The 6% fall of China’s holdings of US Treasuries makes it harder for President Barack Obama to finance record debt sales to sustain the U.S. economic expansion. Korean Treasury Bills have handed investors a 5.6% return this year in dollar terms, delivering a profit every month, according to an index compiled by HSBC Holdings. 

Diversification should be the “basic principle” of reserve management, Yu Yongding, a former adviser to the People’s Bank of China, said in an interview this month. Allocations to dollars in official reserves fell in the first three months, to 61.5 percent from 62.2 percent in the final quarter of 2009, the International Monetary Fund said June 30. 

Nevertheless, China’s nominal GDP is growing at about 20 percent per year. Given such rates of China’s development that country is gaining more and more momentum on the global political arena, said Yaroslav Lisovolik, Chief Economist of Deutsche Bank.

“It has just been a matter of time, and China may become the world’s biggest economy one day – but not too fast. China is one of the most dynamically developing countries, gaining on the developed world quite fast from both the vantage point of its total GDP and per capita incomes. The role China is now playing in international organisations is growing following the weight of its economic growth, Yaroslav Lisovolik believes.
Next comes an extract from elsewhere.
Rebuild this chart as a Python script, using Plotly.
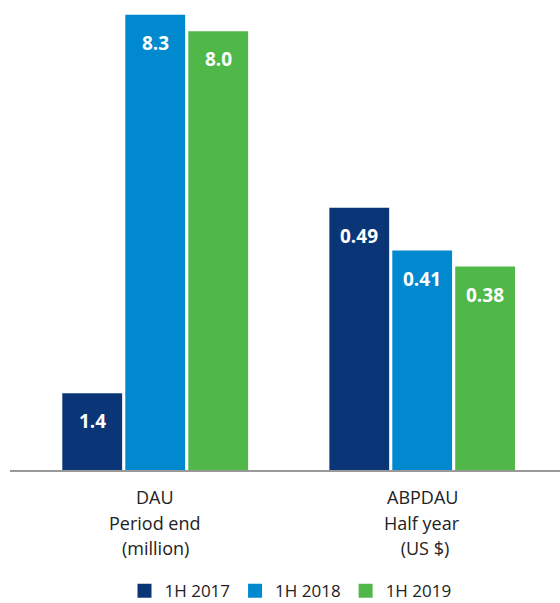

Even though China tries to become more self-efficient, it is strongly dependent on the US currency, which it just has to purchase. However, fear of its depreciation multiplied by the need to re-orient its industries to cater for the domestic market pushed the Chinese authorities to buy everything they can – for the very dollars. So far natural resources as an element of its new strategy of diversification of state-supported investments as a way of reducing dollar risks, appear to be most attractive to China. It is wary of the potential growth of inflation spurred by US aid to banks and stimulation of its economy, weakening the dollar. When its dependence on external markets decreases to a minimum, China may refuse to buy US Treasuries, felling the dollar and making the entire global economy stand still for some time, that could be enough for it to become the world’s leading economy. 

But that’s just a probability. China is still a developing country, with its GDP’s share in the global economy amounting to just 6 per cent – compared to 25 per cent of the US GDP. Time will show.